План продажи Стелловскому отдельного издания романа «Идиот» лопнул, как и все предыдущие; расчет заработать на «Идиоте» деньги для возвращения в Россию не оправдался: роман, огорчался Достоевский, получился «для публики не эффектен».
Годом раньше пасынок Паша, до тонкостей знавший все финансовые дела своего отчима, писал ему, жалуясь на крайнюю бедность: «Я знаю, голубчик Папа, что помочь нам Вы были рады всей своей доброй душой, но помочь через Каткова Вам теперь положительно нельзя.(Там только у Вас и есть один источник.)» [22]
Год спустя положение вещей продолжало оставаться прежним: Катков, редактор «Русского вестника», уже напечатавшего «Идиота» и «Преступление и наказание», оказывался единственным из работодателей, кто платил Достоевскому регулярно и — что самое важное — вперед. «Деньги они присылали мне всегда, по первой просьбе, до самого последнего времени», — замечал Достоевский; он помнил, как в декабре 1866 года выехал из Петербурга в Москву, чтобы предложить Каткову новый роман и получить деньги для свадьбы. Две тысячи рублей в счет будущего сотрудничества были получены сразу, в течение января 1867 года, и еще одна тысяча в апреле; на эту тысячу супруги Достоевские смогли уехать за границу. «Я связан с «Русским вестником» и постоянством сотрудничества… и тем, что Катков дал мне три тысячи вперед, еще до выезда из России, — объяснял Достоевский племяннице Сонечке в конце января 1869 года. — Правда, по расчету я еще очень порядочно должен в журнал и теперь, потому что перебрал всего, с прежними тремя тысячами, до семи тысяч».

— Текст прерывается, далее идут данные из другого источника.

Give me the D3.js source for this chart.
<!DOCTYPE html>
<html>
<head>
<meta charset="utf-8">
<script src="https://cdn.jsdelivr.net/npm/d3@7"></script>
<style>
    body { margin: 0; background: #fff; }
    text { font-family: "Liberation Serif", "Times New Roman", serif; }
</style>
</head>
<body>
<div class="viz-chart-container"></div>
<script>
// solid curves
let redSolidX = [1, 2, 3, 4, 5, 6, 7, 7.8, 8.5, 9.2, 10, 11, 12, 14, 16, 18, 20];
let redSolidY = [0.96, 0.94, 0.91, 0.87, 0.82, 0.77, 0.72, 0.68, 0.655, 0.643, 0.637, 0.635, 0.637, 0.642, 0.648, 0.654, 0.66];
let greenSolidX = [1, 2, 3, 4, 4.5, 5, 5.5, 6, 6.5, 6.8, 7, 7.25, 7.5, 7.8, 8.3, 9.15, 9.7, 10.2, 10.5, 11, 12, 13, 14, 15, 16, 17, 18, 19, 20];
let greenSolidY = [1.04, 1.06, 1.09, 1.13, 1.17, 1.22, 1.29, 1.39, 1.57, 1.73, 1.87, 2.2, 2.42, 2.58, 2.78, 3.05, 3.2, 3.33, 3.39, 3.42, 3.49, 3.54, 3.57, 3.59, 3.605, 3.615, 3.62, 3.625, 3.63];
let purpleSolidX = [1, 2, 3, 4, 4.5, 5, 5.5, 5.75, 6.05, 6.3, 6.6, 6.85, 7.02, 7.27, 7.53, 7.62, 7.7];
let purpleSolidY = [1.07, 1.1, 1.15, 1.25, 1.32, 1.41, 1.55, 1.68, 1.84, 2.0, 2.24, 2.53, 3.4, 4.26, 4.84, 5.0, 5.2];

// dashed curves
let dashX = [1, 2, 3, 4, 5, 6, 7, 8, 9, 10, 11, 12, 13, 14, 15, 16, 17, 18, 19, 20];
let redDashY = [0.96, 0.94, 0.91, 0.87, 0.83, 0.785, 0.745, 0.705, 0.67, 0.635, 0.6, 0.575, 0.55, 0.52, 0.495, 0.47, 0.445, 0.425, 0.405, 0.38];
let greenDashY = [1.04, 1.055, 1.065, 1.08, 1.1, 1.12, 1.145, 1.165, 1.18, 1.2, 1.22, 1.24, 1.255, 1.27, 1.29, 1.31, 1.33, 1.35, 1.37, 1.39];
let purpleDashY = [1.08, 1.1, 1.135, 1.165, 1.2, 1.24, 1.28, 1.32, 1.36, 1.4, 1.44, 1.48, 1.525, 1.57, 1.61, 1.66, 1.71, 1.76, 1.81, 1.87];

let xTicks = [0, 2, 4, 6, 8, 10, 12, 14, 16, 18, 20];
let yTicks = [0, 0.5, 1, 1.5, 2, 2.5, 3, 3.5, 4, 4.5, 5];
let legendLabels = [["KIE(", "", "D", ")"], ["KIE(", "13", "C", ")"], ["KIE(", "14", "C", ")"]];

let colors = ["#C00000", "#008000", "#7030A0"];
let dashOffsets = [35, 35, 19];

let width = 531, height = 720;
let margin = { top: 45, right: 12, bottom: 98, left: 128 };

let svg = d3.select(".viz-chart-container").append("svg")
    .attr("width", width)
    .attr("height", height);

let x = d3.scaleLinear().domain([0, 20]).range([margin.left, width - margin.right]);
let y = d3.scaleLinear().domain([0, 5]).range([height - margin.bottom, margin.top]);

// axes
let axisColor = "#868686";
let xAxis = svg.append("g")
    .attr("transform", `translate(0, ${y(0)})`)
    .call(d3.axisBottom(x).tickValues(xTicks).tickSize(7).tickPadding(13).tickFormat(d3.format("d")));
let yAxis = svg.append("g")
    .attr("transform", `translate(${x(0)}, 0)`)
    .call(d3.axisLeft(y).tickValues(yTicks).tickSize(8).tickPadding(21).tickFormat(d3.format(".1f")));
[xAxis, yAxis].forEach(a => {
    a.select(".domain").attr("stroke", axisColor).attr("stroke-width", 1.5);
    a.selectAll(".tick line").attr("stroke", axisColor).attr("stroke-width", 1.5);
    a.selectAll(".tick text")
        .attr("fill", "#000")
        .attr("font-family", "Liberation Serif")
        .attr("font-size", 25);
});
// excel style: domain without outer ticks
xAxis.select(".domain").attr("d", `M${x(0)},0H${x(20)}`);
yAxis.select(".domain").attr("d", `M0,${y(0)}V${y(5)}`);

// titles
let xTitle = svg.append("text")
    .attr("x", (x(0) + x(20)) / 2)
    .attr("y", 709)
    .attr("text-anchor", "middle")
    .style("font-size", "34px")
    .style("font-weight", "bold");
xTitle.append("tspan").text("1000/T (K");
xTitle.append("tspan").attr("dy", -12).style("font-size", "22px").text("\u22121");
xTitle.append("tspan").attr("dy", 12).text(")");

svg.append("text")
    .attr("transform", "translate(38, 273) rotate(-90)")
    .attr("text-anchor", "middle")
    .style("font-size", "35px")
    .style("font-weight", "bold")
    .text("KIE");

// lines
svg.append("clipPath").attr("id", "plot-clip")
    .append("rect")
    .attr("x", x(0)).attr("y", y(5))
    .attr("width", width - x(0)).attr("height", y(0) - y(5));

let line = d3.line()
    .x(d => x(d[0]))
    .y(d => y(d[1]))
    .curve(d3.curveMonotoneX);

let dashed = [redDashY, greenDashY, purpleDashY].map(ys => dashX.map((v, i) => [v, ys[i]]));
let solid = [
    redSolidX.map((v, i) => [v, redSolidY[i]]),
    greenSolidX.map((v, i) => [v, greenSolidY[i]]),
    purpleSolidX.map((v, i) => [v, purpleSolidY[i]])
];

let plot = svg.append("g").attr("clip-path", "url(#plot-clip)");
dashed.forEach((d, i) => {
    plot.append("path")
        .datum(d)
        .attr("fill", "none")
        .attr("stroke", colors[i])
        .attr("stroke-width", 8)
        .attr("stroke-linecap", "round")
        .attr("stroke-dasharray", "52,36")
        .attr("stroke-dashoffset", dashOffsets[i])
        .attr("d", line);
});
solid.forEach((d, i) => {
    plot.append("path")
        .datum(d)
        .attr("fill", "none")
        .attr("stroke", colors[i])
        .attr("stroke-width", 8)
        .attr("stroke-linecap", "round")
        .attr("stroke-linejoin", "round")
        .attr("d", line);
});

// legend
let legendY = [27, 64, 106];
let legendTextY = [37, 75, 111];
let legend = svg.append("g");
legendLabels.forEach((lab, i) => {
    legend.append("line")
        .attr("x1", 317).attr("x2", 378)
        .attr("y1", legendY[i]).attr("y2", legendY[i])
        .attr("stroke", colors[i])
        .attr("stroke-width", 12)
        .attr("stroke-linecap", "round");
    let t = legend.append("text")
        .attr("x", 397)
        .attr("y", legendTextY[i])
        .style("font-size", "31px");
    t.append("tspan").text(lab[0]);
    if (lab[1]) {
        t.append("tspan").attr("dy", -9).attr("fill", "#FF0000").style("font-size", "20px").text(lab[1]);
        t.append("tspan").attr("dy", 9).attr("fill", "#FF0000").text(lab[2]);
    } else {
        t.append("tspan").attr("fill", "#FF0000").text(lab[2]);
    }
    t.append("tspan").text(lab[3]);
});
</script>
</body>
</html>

Долг «Русскому вестнику» был хотя и обременительным, но не постыдным; в каком‑то смысле эти тысячи, выданные вперед, оказывались кредитом литературного доверия — о чем не без некоторой гордости он сообщал Страхову. «Я выехал скоро два года назад из России, уже будучи должен Каткову 3000 рублей, и не но старому расчету с «Преступлением и наказанием», а по новому забору. С той поры я забрал еще у Каткова до трех тысяч пятисот рублей».